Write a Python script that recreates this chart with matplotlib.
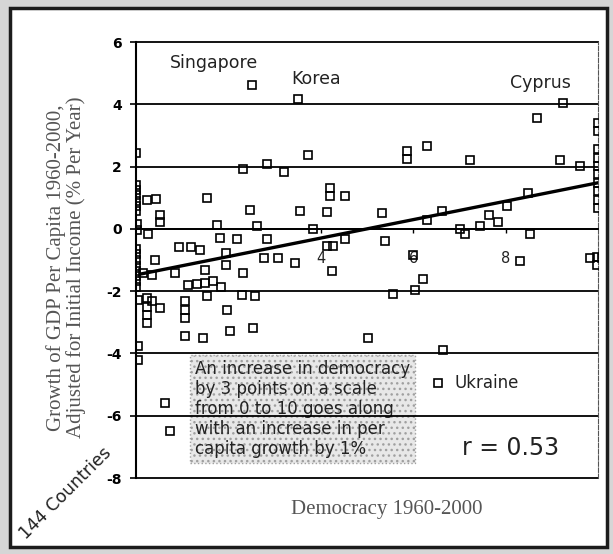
import numpy as np
import matplotlib.pyplot as plt
from matplotlib.patches import Rectangle

# democracy score (x) and adjusted growth (y)
democracy = [
    2.52, 3.51, 9.25, 8.67, 0.01, 5.86, 5.86, 6.29, 3.73, 7.23, 9.18, 9.61, 2.32, 2.83, 3.20,
    10, 10, 10, 10, 10, 10, 10, 10, 10, 10,
    0.0, 0.0, 0.0, 0.0, 0.0, 0.0,
    0.23, 0.43, 1.53, 0.52, 0.52, 2.47, 3.55, 4.13, 4.20, 4.20, 4.52, 5.32, 6.62, 6.30, 8.49, 8.02,
    7.63, 7.84, 7.45, 7.01, 7.12, 8.53,
    1.75, 2.61, 0.03, 0.03, 0.27, 3.84, 1.82, 2.18, 2.83, 4.52, 5.39,
    0.92, 1.20, 1.39, 1.94, 1.94, 4.13, 4.27, 2.76, 3.08, 3.44, 0.41, 6.00, 8.31,
    9.83, 9.97, 10.08, 9.97, 4.24,
    0.0, 0.0, 0.0, 0.0, 0.0, 0.0, 0.0, 0.0,
    0.15, 0.34, 0.84, 1.49, 2.32,
    1.13, 1.31, 1.49, 1.67, 1.85, 1.53, 2.29, 2.58,
    5.57, 6.04, 6.22,
    0.05, 0.23, 0.34, 0.23, 0.52, 0.23, 0.23,
    1.06, 1.06, 1.06, 1.96, 1.06, 1.46, 2.03, 2.54, 5.03, 6.65, 0.05, 0.05, 0.63, 0.74, 6.54,
]
growth = [
    4.61, 4.16, 4.05, 3.57, 2.45, 2.50, 2.23, 2.65, 2.37, 2.20, 2.20, 2.02, 1.91, 2.07, 1.84,
    3.41, 3.14, 2.55, 2.28, 2.02, 1.75, 1.48, 1.21, 0.94, 0.68,
    1.42, 1.25, 1.08, 0.91, 0.74, 0.58,
    0.94, 0.97, 1.00, 0.46, 0.22, 0.62, 0.57, 0.55, 1.32, 1.04, 1.07, 0.51, 0.58, 0.30, 1.16, 0.73,
    0.46, 0.23, 0.09, -0.02, -0.16, -0.16,
    0.12, 0.09, 0.15, -0.05, -0.18, -0.02, -0.30, -0.34, -0.31, -0.31, -0.40,
    -0.59, -0.58, -0.67, -0.78, -1.15, -0.56, -0.56, -0.93, -0.93, -1.09, -1.00, -0.85, -1.04,
    -0.93, -0.91, -0.93, -1.15, -1.36,
    -0.65, -0.82, -1.00, -1.18, -1.35, -1.52, -1.68, -1.86,
    -1.42, -1.47, -1.41, -1.31, -1.41,
    -1.79, -1.77, -1.74, -1.68, -1.88, -2.16, -2.11, -2.16,
    -2.10, -1.95, -1.60,
    -2.27, -2.22, -2.32, -2.52, -2.54, -2.76, -3.02,
    -2.32, -2.59, -2.86, -2.59, -3.45, -3.50, -3.29, -3.18, -3.50, -3.90, -3.77, -4.20,
    -5.60, -6.50, -4.95,
]

y_ticks = [-8, -6, -4, -2, 0, 2, 4, 6]
x_ticks = [4, 6, 8]

# fitted line
fit_x = [0.1, 10]
fit_intercept = -1.48
fit_slope = 0.296

note = ("An increase in democracy\nby 3 points on a scale\nfrom 0 to 10 goes along\n"
        "with an increase in per\ncapita growth by 1%")

fig = plt.figure(figsize=(6.13, 5.54), dpi=100, facecolor='#d6d6d6')
fig.patches.append(Rectangle((0.017, 0.012), 0.973, 0.973, transform=fig.transFigure,
                             facecolor='white', edgecolor='#1c1c1c', lw=2.5, zorder=-1))

ax = fig.add_axes([136/613, 1 - 478/554, (598 - 136)/613, (478 - 42)/554])
ax.set_xlim(0, 10)
ax.set_ylim(-8, 6)

for y in y_ticks:
    ax.axhline(y, color='black', lw=1.3, clip_on=False, zorder=1)

ax.spines['top'].set_visible(False)
ax.spines['bottom'].set_position(('data', 0))
ax.spines['bottom'].set_linewidth(1.3)
ax.spines['left'].set_linewidth(1.5)
ax.spines['right'].set_linestyle((0, (4, 1.5)))
ax.spines['right'].set_linewidth(0.8)
ax.spines['right'].set_color('#555555')

ax.set_yticks(y_ticks)
ax.set_yticklabels([str(v) for v in y_ticks], fontsize=10, fontweight='bold')
ax.tick_params(axis='y', direction='out', length=4, width=1.2, pad=6)
ax.set_xticks(x_ticks)
ax.set_xticklabels([str(v) for v in x_ticks], fontsize=10.5, color='#222222')
ax.tick_params(axis='x', direction='out', length=3, width=1, pad=13)

ax.plot(democracy, growth, ls='none', marker='s', ms=5.6, mfc='none', mec='black',
        mew=1.2, zorder=3)
fit_y = fit_intercept + fit_slope * np.array(fit_x)
ax.plot(fit_x, fit_y, color='black', lw=2.4, zorder=4)

txt = dict(color='#222222', fontsize=12.5, ha='center', va='center')
ax.text(1.68, 5.34, 'Singapore', **txt)
ax.text(3.89, 4.80, 'Korea', **txt)
ax.text(8.76, 4.69, 'Cyprus', **txt)
ax.text(6.9, -4.95, 'Ukraine', color='#222222', fontsize=12, ha='left', va='center')
ax.text(8.1, -7.04, 'r = 0.53', color='#222222', fontsize=17, ha='center', va='center')
ax.text(1.27, -5.79, note, color='#222222', fontsize=12, ha='left', va='center',
        linespacing=1.15, zorder=0.5,
        bbox=dict(boxstyle='square,pad=0.3', fc='#e8e8e8', ec='#a0a0a0', ls=':', hatch='...'))

fig.text(0.108, 0.517, 'Growth of GDP Per Capita 1960-2000,\nAdjusted for Initial Income (% Per Year)',
         rotation=90, ha='center', va='center', family='Liberation Serif', fontsize=15,
         color='#555555', linespacing=1.0)
fig.text(0.631, 0.081, 'Democracy 1960-2000', ha='center', va='center',
         family='Liberation Serif', fontsize=15, color='#555555')
fig.text(66/613, 1 - 493/554, '144 Countries', rotation=45, ha='center', va='center',
         fontsize=12.5, color='#222222')

fig.savefig('out.png', dpi=100)
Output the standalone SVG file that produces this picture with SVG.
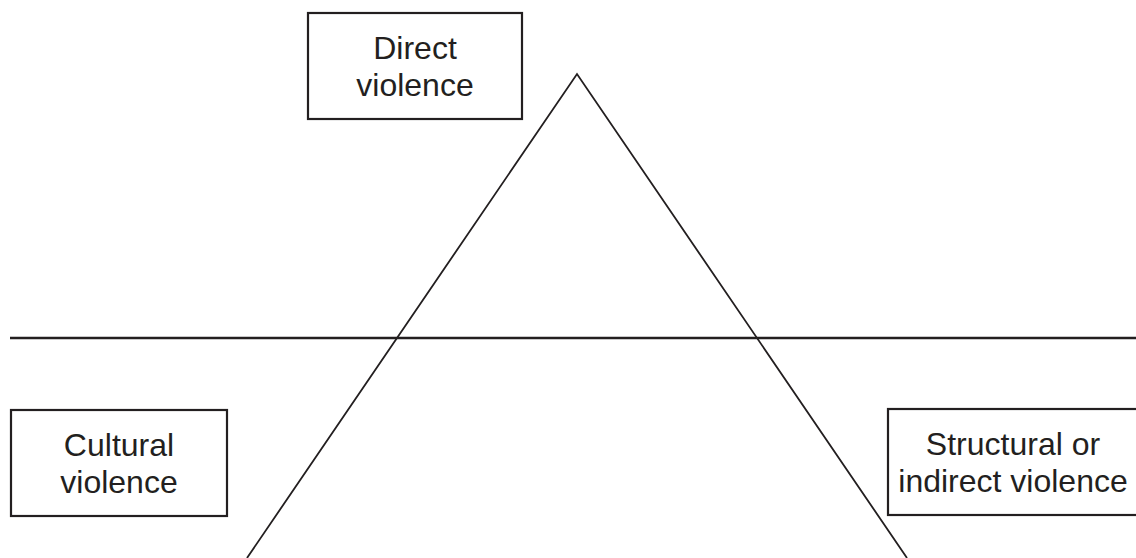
<svg xmlns="http://www.w3.org/2000/svg" width="1136" height="558" viewBox="0 0 1136 558">
<style>
.box{fill:#fff;stroke:#231f20;stroke-width:2.2}
.t{font-family:"Liberation Sans",Arial,sans-serif;font-size:32px;fill:#231f20;text-anchor:middle}
.ln{stroke:#231f20;fill:none}
</style>
<rect width="1136" height="558" fill="#fff"/>
<g id="connectors">
<line class="ln" x1="10" y1="338" x2="1136" y2="338" stroke-width="2.6"/>
<polyline class="ln" points="247,558 577,74 907,558" stroke-width="1.8"/>
</g>
<g id="direct">
<rect class="box" x="308" y="13" width="214" height="106"/>
<text class="t" x="415" y="59">Direct</text>
<text class="t" x="415" y="96">violence</text>
</g>
<g id="cultural">
<rect class="box" x="11" y="410" width="216" height="106"/>
<text class="t" x="119" y="456">Cultural</text>
<text class="t" x="119" y="493">violence</text>
</g>
<g id="structural">
<rect class="box" x="888" y="409" width="260" height="106"/>
<text class="t" x="1013" y="455">Structural or</text>
<text class="t" x="1013" y="492">indirect violence</text>
</g>
</svg>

- The problem -
Look above for every line with the word "that" and copy it.

- Output for this task -
Write a Python script that recreates this chart with matplotlib.
Output the standalone SVG file that produces this picture with SVG.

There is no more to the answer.